Green Cellular Networks through QoS Aware Dynamic Base Station - Mobile Device Reconfiguration

Anytime-anywhere connectivity offered by cellular networks and mobile devices with multimedia capabilities have revolutionized important sectors of the society such as health care, education, finance, e-commerce and entertainment. To cater to the resulting explosive growth in mobile data traffic in an economically and environmentally sustainable manner, it is critical to efficiently manage the spectral and energy/power consumption of cellular networks. In this thesis, we identify the key challenges faced by the cellular networks in efficiently managing energy/power consumption and propose solutions to alleviate the same.;Rapid advances in processing capabilities of mobile devices and relatively slower advances in battery capacity capabilities has created a huge gap between power required for processing advanced multimedia applications and the available battery capacity. Data and compute intensive mobile video is the leading multimedia application and leads to quick drain in the mobile battery level. In the first part of the thesis, we address the above challenge by developing battery aware mobile video download techniques that increase the battery available time while maintaining the required user experience levels. Extensive experiments have demonstrated the feasibility and efficacy of our approach.;Base stations are the dominant contributors to power consumption of cellular networks. To ensure that quality of service requirements is always met, base stations are over provisioned to handle maximum load and are always switched on. This is leads to wasteful expenditure of electricity when load is less than maximum. To address this, we develop techniques that adapt the coverage area of base stations depending on load to reduce base station power consumption.

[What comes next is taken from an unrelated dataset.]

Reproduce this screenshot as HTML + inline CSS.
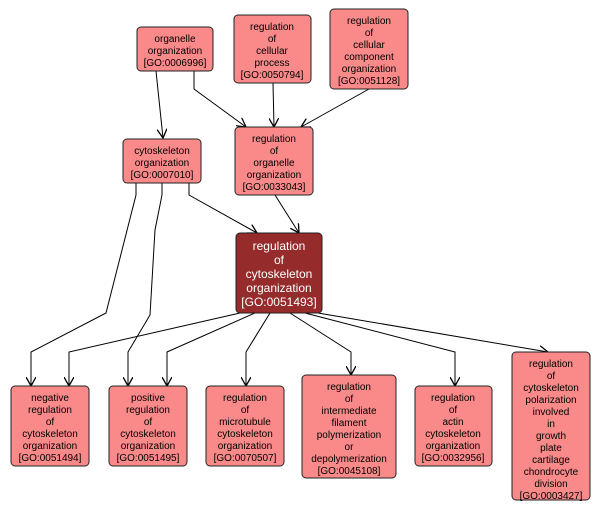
<!DOCTYPE html>
<html><head><meta charset="utf-8"><style>
body{margin:0;background:#fff}
svg{display:block}
text{font-family:"Liberation Sans","DejaVu Sans",sans-serif;font-size:10px;fill:#000;text-anchor:middle}
.w{fill:#fff;font-size:12px}
rect.n{fill:#fa8a8a;stroke:#222;stroke-width:1}
path{fill:none;stroke:#000;stroke-width:1}
</style></head><body>
<svg width="602" height="512" viewBox="0 0 602 512">
<defs><marker id="a" markerWidth="10" markerHeight="10" refX="9" refY="5" orient="auto" markerUnits="userSpaceOnUse"><path d="M0,0 L9,5 L0,10" style="fill:none;stroke:#000;stroke-width:1.3"/></marker></defs>
<g marker-end="url(#a)">
<path d="M156,71 L163,138"/>
<path d="M194,71 L194,89 L246,127"/>
<path d="M273,83 L274,127"/>
<path d="M369,89 L301,127"/>
<path d="M189,183 L189,195 L257,233"/>
<path d="M275,195 L299,233"/>
<path d="M136,183 L136,195 L106,313 L31,352 L31,386"/>
<path d="M162,183 L162,195 L155,230 L150,315 L128,352 L128,386"/>
<path d="M240,313 L69,352 L69,386"/>
<path d="M255,313 L167,352 L167,386"/>
<path d="M270,313 L246,352 L246,386"/>
<path d="M290,313 L351,352 L351,375"/>
<path d="M305,313 L455,352 L455,386"/>
<path d="M318,313 L548,352"/>
</g>
<rect class="n" x="137" y="27" width="76" height="44" rx="4"/>
<text x="175" y="42">organelle</text><text x="175" y="54">organization</text><text x="175" y="66">[GO:0006996]</text>
<rect class="n" x="234" y="15" width="77" height="68" rx="4"/>
<text x="272" y="30">regulation</text><text x="272" y="42">of</text><text x="272" y="54">cellular</text><text x="272" y="66">process</text><text x="272" y="78">[GO:0050794]</text>
<rect class="n" x="330" y="9" width="78" height="80" rx="4"/>
<text x="369" y="24">regulation</text><text x="369" y="36">of</text><text x="369" y="48">cellular</text><text x="369" y="60">component</text><text x="369" y="72">organization</text><text x="369" y="84">[GO:0051128]</text>
<rect class="n" x="123" y="139" width="78" height="44" rx="4"/>
<text x="162" y="154">cytoskeleton</text><text x="162" y="166">organization</text><text x="162" y="178">[GO:0007010]</text>
<rect class="n" x="235" y="127" width="78" height="68" rx="4"/>
<text x="274" y="142">regulation</text><text x="274" y="154">of</text><text x="274" y="166">organelle</text><text x="274" y="178">organization</text><text x="274" y="190">[GO:0033043]</text>
<rect x="236" y="233" width="86" height="80" rx="4" style="fill:#952b2b;stroke:#222"/>
<text class="w" x="279" y="250">regulation</text><text class="w" x="279" y="264">of</text><text class="w" x="279" y="278">cytoskeleton</text><text class="w" x="279" y="292">organization</text><text class="w" x="279" y="306">[GO:0051493]</text>
<rect class="n" x="11" y="386" width="78" height="80" rx="4"/>
<text x="50" y="401">negative</text><text x="50" y="413">regulation</text><text x="50" y="425">of</text><text x="50" y="437">cytoskeleton</text><text x="50" y="449">organization</text><text x="50" y="461">[GO:0051494]</text>
<rect class="n" x="109" y="386" width="78" height="80" rx="4"/>
<text x="148" y="401">positive</text><text x="148" y="413">regulation</text><text x="148" y="425">of</text><text x="148" y="437">cytoskeleton</text><text x="148" y="449">organization</text><text x="148" y="461">[GO:0051495]</text>
<rect class="n" x="206" y="386" width="78" height="80" rx="4"/>
<text x="245" y="401">regulation</text><text x="245" y="413">of</text><text x="245" y="425">microtubule</text><text x="245" y="437">cytoskeleton</text><text x="245" y="449">organization</text><text x="245" y="461">[GO:0070507]</text>
<rect class="n" x="302" y="375" width="94" height="103" rx="4"/>
<text x="349" y="390">regulation</text><text x="349" y="402">of</text><text x="349" y="414">intermediate</text><text x="349" y="426">filament</text><text x="349" y="438">polymerization</text><text x="349" y="450">or</text><text x="349" y="462">depolymerization</text><text x="349" y="474">[GO:0045108]</text>
<rect class="n" x="415" y="386" width="77" height="80" rx="4"/>
<text x="453" y="401">regulation</text><text x="453" y="413">of</text><text x="453" y="425">actin</text><text x="453" y="437">cytoskeleton</text><text x="453" y="449">organization</text><text x="453" y="461">[GO:0032956]</text>
<rect class="n" x="512" y="352" width="78" height="148" rx="4"/>
<text x="551" y="367">regulation</text><text x="551" y="379">of</text><text x="551" y="391">cytoskeleton</text><text x="551" y="403">polarization</text><text x="551" y="415">involved</text><text x="551" y="427">in</text><text x="551" y="439">growth</text><text x="551" y="451">plate</text><text x="551" y="463">cartilage</text><text x="551" y="475">chondrocyte</text><text x="551" y="487">division</text><text x="551" y="499">[GO:0003427]</text>
</svg>
</body></html>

Simulation experiments have demonstrated the significant power savings is possible using the proposed techniques.;Multi-input, multi-output technologies which require multiple Radio Frequency (RF) chains are being adopted to increase the data rates and coverage capabilities of base stations. This implies that the already dominant contribution of RF chains to power consumption of base stations will significantly increase. We conclude the thesis by developing techniques that switch off RF chains depending on load to reduce base station power consumption. Simulation experiments demonstrate the power savings possible using proposed techniques compared to existing techniques.